** Start of Data excerpt **
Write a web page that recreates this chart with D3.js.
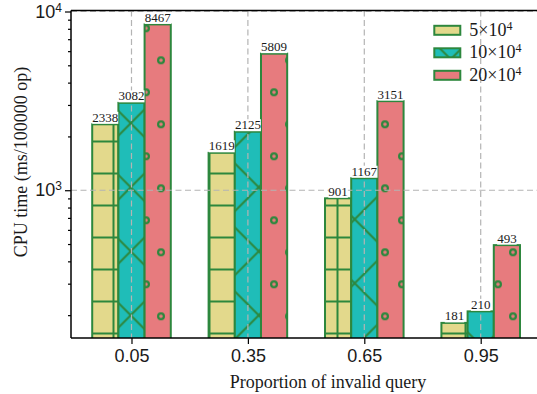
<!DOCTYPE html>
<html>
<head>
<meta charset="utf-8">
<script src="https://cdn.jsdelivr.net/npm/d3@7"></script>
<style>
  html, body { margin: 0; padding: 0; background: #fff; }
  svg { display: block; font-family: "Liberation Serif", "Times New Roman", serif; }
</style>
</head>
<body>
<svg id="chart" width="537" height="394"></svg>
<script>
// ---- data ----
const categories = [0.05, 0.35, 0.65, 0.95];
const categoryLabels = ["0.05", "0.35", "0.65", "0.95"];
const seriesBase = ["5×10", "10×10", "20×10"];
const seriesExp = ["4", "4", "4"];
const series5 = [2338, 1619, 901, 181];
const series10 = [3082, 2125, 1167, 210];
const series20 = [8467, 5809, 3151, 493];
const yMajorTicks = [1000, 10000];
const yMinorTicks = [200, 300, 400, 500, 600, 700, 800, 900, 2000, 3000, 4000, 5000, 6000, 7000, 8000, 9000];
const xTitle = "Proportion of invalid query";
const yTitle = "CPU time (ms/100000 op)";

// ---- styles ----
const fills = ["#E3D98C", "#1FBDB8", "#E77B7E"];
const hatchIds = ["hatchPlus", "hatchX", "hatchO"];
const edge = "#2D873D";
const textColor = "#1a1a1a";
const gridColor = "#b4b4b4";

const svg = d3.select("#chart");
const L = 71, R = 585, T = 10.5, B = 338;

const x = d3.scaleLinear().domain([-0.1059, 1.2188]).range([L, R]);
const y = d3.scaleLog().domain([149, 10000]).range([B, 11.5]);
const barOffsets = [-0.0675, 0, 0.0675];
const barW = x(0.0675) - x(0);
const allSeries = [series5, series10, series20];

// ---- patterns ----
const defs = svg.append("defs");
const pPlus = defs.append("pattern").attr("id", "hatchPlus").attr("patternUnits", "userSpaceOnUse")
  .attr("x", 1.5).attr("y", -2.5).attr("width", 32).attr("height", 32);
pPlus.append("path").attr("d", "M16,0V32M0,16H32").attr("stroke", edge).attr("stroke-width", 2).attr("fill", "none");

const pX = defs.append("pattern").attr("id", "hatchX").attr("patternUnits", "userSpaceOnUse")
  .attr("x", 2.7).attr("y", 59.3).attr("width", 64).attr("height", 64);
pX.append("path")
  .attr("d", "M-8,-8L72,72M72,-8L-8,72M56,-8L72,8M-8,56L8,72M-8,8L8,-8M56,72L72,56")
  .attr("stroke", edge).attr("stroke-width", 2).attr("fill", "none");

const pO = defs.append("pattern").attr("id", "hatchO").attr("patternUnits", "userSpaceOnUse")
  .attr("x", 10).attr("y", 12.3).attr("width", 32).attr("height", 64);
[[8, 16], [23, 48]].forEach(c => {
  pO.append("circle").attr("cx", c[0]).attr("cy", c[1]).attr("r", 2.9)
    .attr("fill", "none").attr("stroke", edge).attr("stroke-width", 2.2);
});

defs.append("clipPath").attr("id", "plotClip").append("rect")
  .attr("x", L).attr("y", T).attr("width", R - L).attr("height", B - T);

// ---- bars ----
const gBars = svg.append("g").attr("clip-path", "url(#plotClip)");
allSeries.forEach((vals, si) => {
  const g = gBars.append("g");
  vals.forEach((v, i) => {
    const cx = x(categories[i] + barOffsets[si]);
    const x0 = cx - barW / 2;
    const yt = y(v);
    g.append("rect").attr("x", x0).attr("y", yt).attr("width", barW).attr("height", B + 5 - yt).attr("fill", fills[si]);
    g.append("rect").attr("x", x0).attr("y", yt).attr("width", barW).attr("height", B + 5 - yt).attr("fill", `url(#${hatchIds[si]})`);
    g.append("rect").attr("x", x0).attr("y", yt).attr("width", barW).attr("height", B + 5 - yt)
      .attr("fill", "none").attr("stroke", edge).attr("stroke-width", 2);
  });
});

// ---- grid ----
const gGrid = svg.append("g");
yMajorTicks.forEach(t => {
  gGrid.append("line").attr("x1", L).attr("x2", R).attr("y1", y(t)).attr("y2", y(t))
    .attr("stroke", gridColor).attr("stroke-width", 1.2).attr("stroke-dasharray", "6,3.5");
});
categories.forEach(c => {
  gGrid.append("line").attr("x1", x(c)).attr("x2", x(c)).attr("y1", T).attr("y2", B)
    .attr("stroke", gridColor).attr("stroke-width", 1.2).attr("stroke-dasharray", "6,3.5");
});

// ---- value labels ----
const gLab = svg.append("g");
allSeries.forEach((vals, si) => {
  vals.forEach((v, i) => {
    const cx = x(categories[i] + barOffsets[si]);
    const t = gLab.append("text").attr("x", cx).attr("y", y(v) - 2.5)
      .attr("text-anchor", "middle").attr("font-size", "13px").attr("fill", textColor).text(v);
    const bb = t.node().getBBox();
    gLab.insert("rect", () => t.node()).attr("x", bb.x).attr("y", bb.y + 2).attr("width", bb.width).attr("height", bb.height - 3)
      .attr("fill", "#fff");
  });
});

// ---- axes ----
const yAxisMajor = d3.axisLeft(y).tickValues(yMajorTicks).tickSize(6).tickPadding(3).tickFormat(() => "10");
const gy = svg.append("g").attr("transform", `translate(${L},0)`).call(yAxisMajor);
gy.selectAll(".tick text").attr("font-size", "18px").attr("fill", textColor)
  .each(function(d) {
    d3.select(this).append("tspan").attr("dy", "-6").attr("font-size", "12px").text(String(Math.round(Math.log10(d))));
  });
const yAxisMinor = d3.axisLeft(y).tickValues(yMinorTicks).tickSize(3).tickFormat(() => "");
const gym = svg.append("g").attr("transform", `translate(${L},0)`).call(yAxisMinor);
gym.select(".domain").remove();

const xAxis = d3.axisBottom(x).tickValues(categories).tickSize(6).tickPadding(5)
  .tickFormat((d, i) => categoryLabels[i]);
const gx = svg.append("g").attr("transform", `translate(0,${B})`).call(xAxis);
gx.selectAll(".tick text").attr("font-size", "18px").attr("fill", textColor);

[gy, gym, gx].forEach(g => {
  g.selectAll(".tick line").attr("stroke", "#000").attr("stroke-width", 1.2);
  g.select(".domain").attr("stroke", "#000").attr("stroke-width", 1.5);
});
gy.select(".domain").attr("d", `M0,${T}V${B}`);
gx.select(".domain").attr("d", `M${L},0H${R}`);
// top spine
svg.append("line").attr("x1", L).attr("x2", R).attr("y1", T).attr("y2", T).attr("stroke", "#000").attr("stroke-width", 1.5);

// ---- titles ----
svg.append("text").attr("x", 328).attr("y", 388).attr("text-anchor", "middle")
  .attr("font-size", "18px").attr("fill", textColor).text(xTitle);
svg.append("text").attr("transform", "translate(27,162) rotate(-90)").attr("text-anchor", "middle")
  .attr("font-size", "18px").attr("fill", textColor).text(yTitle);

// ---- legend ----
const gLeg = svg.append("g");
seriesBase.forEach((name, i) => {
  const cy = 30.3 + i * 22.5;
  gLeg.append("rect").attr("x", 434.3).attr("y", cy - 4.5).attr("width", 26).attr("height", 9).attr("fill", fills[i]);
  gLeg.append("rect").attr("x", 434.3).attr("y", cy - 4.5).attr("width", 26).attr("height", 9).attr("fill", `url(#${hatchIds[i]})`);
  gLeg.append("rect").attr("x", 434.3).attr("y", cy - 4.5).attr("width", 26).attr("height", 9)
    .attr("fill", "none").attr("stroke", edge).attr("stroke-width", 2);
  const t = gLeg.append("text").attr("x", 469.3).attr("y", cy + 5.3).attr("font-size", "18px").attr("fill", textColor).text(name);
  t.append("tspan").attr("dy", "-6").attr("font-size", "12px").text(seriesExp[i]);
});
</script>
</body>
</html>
** End of Data excerpt **
_Stated problem:_
Without the pictures, write out all of the material exactly.

_Solution to this problem:_
Write a web page that recreates this chart with D3.js.
<!DOCTYPE html>
<html>
<head>
<meta charset="utf-8">
<script src="https://cdn.jsdelivr.net/npm/d3@7"></script>
<style>
  html, body { margin: 0; padding: 0; background: #fff; }
  svg { display: block; font-family: "Liberation Serif", "Times New Roman", serif; }
</style>
</head>
<body>
<svg id="chart" width="537" height="394"></svg>
<script>
// ---- data ----
const categories = [0.05, 0.35, 0.65, 0.95];
const categoryLabels = ["0.05", "0.35", "0.65", "0.95"];
const seriesBase = ["5×10", "10×10", "20×10"];
const seriesExp = ["4", "4", "4"];
const series5 = [2338, 1619, 901, 181];
const series10 = [3082, 2125, 1167, 210];
const series20 = [8467, 5809, 3151, 493];
const yMajorTicks = [1000, 10000];
const yMinorTicks = [200, 300, 400, 500, 600, 700, 800, 900, 2000, 3000, 4000, 5000, 6000, 7000, 8000, 9000];
const xTitle = "Proportion of invalid query";
const yTitle = "CPU time (ms/100000 op)";

// ---- styles ----
const fills = ["#E3D98C", "#1FBDB8", "#E77B7E"];
const hatchIds = ["hatchPlus", "hatchX", "hatchO"];
const edge = "#2D873D";
const textColor = "#1a1a1a";
const gridColor = "#b4b4b4";

const svg = d3.select("#chart");
const L = 71, R = 585, T = 10.5, B = 338;

const x = d3.scaleLinear().domain([-0.1059, 1.2188]).range([L, R]);
const y = d3.scaleLog().domain([149, 10000]).range([B, 11.5]);
const barOffsets = [-0.0675, 0, 0.0675];
const barW = x(0.0675) - x(0);
const allSeries = [series5, series10, series20];

// ---- patterns ----
const defs = svg.append("defs");
const pPlus = defs.append("pattern").attr("id", "hatchPlus").attr("patternUnits", "userSpaceOnUse")
  .attr("x", 1.5).attr("y", -2.5).attr("width", 32).attr("height", 32);
pPlus.append("path").attr("d", "M16,0V32M0,16H32").attr("stroke", edge).attr("stroke-width", 2).attr("fill", "none");

const pX = defs.append("pattern").attr("id", "hatchX").attr("patternUnits", "userSpaceOnUse")
  .attr("x", 2.7).attr("y", 59.3).attr("width", 64).attr("height", 64);
pX.append("path")
  .attr("d", "M-8,-8L72,72M72,-8L-8,72M56,-8L72,8M-8,56L8,72M-8,8L8,-8M56,72L72,56")
  .attr("stroke", edge).attr("stroke-width", 2).attr("fill", "none");

const pO = defs.append("pattern").attr("id", "hatchO").attr("patternUnits", "userSpaceOnUse")
  .attr("x", 10).attr("y", 12.3).attr("width", 32).attr("height", 64);
[[8, 16], [23, 48]].forEach(c => {
  pO.append("circle").attr("cx", c[0]).attr("cy", c[1]).attr("r", 2.9)
    .attr("fill", "none").attr("stroke", edge).attr("stroke-width", 2.2);
});

defs.append("clipPath").attr("id", "plotClip").append("rect")
  .attr("x", L).attr("y", T).attr("width", R - L).attr("height", B - T);

// ---- bars ----
const gBars = svg.append("g").attr("clip-path", "url(#plotClip)");
allSeries.forEach((vals, si) => {
  const g = gBars.append("g");
  vals.forEach((v, i) => {
    const cx = x(categories[i] + barOffsets[si]);
    const x0 = cx - barW / 2;
    const yt = y(v);
    g.append("rect").attr("x", x0).attr("y", yt).attr("width", barW).attr("height", B + 5 - yt).attr("fill", fills[si]);
    g.append("rect").attr("x", x0).attr("y", yt).attr("width", barW).attr("height", B + 5 - yt).attr("fill", `url(#${hatchIds[si]})`);
    g.append("rect").attr("x", x0).attr("y", yt).attr("width", barW).attr("height", B + 5 - yt)
      .attr("fill", "none").attr("stroke", edge).attr("stroke-width", 2);
  });
});

// ---- grid ----
const gGrid = svg.append("g");
yMajorTicks.forEach(t => {
  gGrid.append("line").attr("x1", L).attr("x2", R).attr("y1", y(t)).attr("y2", y(t))
    .attr("stroke", gridColor).attr("stroke-width", 1.2).attr("stroke-dasharray", "6,3.5");
});
categories.forEach(c => {
  gGrid.append("line").attr("x1", x(c)).attr("x2", x(c)).attr("y1", T).attr("y2", B)
    .attr("stroke", gridColor).attr("stroke-width", 1.2).attr("stroke-dasharray", "6,3.5");
});

// ---- value labels ----
const gLab = svg.append("g");
allSeries.forEach((vals, si) => {
  vals.forEach((v, i) => {
    const cx = x(categories[i] + barOffsets[si]);
    const t = gLab.append("text").attr("x", cx).attr("y", y(v) - 2.5)
      .attr("text-anchor", "middle").attr("font-size", "13px").attr("fill", textColor).text(v);
    const bb = t.node().getBBox();
    gLab.insert("rect", () => t.node()).attr("x", bb.x).attr("y", bb.y + 2).attr("width", bb.width).attr("height", bb.height - 3)
      .attr("fill", "#fff");
  });
});

// ---- axes ----
const yAxisMajor = d3.axisLeft(y).tickValues(yMajorTicks).tickSize(6).tickPadding(3).tickFormat(() => "10");
const gy = svg.append("g").attr("transform", `translate(${L},0)`).call(yAxisMajor);
gy.selectAll(".tick text").attr("font-size", "18px").attr("fill", textColor)
  .each(function(d) {
    d3.select(this).append("tspan").attr("dy", "-6").attr("font-size", "12px").text(String(Math.round(Math.log10(d))));
  });
const yAxisMinor = d3.axisLeft(y).tickValues(yMinorTicks).tickSize(3).tickFormat(() => "");
const gym = svg.append("g").attr("transform", `translate(${L},0)`).call(yAxisMinor);
gym.select(".domain").remove();

const xAxis = d3.axisBottom(x).tickValues(categories).tickSize(6).tickPadding(5)
  .tickFormat((d, i) => categoryLabels[i]);
const gx = svg.append("g").attr("transform", `translate(0,${B})`).call(xAxis);
gx.selectAll(".tick text").attr("font-size", "18px").attr("fill", textColor);

[gy, gym, gx].forEach(g => {
  g.selectAll(".tick line").attr("stroke", "#000").attr("stroke-width", 1.2);
  g.select(".domain").attr("stroke", "#000").attr("stroke-width", 1.5);
});
gy.select(".domain").attr("d", `M0,${T}V${B}`);
gx.select(".domain").attr("d", `M${L},0H${R}`);
// top spine
svg.append("line").attr("x1", L).attr("x2", R).attr("y1", T).attr("y2", T).attr("stroke", "#000").attr("stroke-width", 1.5);

// ---- titles ----
svg.append("text").attr("x", 328).attr("y", 388).attr("text-anchor", "middle")
  .attr("font-size", "18px").attr("fill", textColor).text(xTitle);
svg.append("text").attr("transform", "translate(27,162) rotate(-90)").attr("text-anchor", "middle")
  .attr("font-size", "18px").attr("fill", textColor).text(yTitle);

// ---- legend ----
const gLeg = svg.append("g");
seriesBase.forEach((name, i) => {
  const cy = 30.3 + i * 22.5;
  gLeg.append("rect").attr("x", 434.3).attr("y", cy - 4.5).attr("width", 26).attr("height", 9).attr("fill", fills[i]);
  gLeg.append("rect").attr("x", 434.3).attr("y", cy - 4.5).attr("width", 26).attr("height", 9).attr("fill", `url(#${hatchIds[i]})`);
  gLeg.append("rect").attr("x", 434.3).attr("y", cy - 4.5).attr("width", 26).attr("height", 9)
    .attr("fill", "none").attr("stroke", edge).attr("stroke-width", 2);
  const t = gLeg.append("text").attr("x", 469.3).attr("y", cy + 5.3).attr("font-size", "18px").attr("fill", textColor).text(name);
  t.append("tspan").attr("dy", "-6").attr("font-size", "12px").text(seriesExp[i]);
});
</script>
</body>
</html>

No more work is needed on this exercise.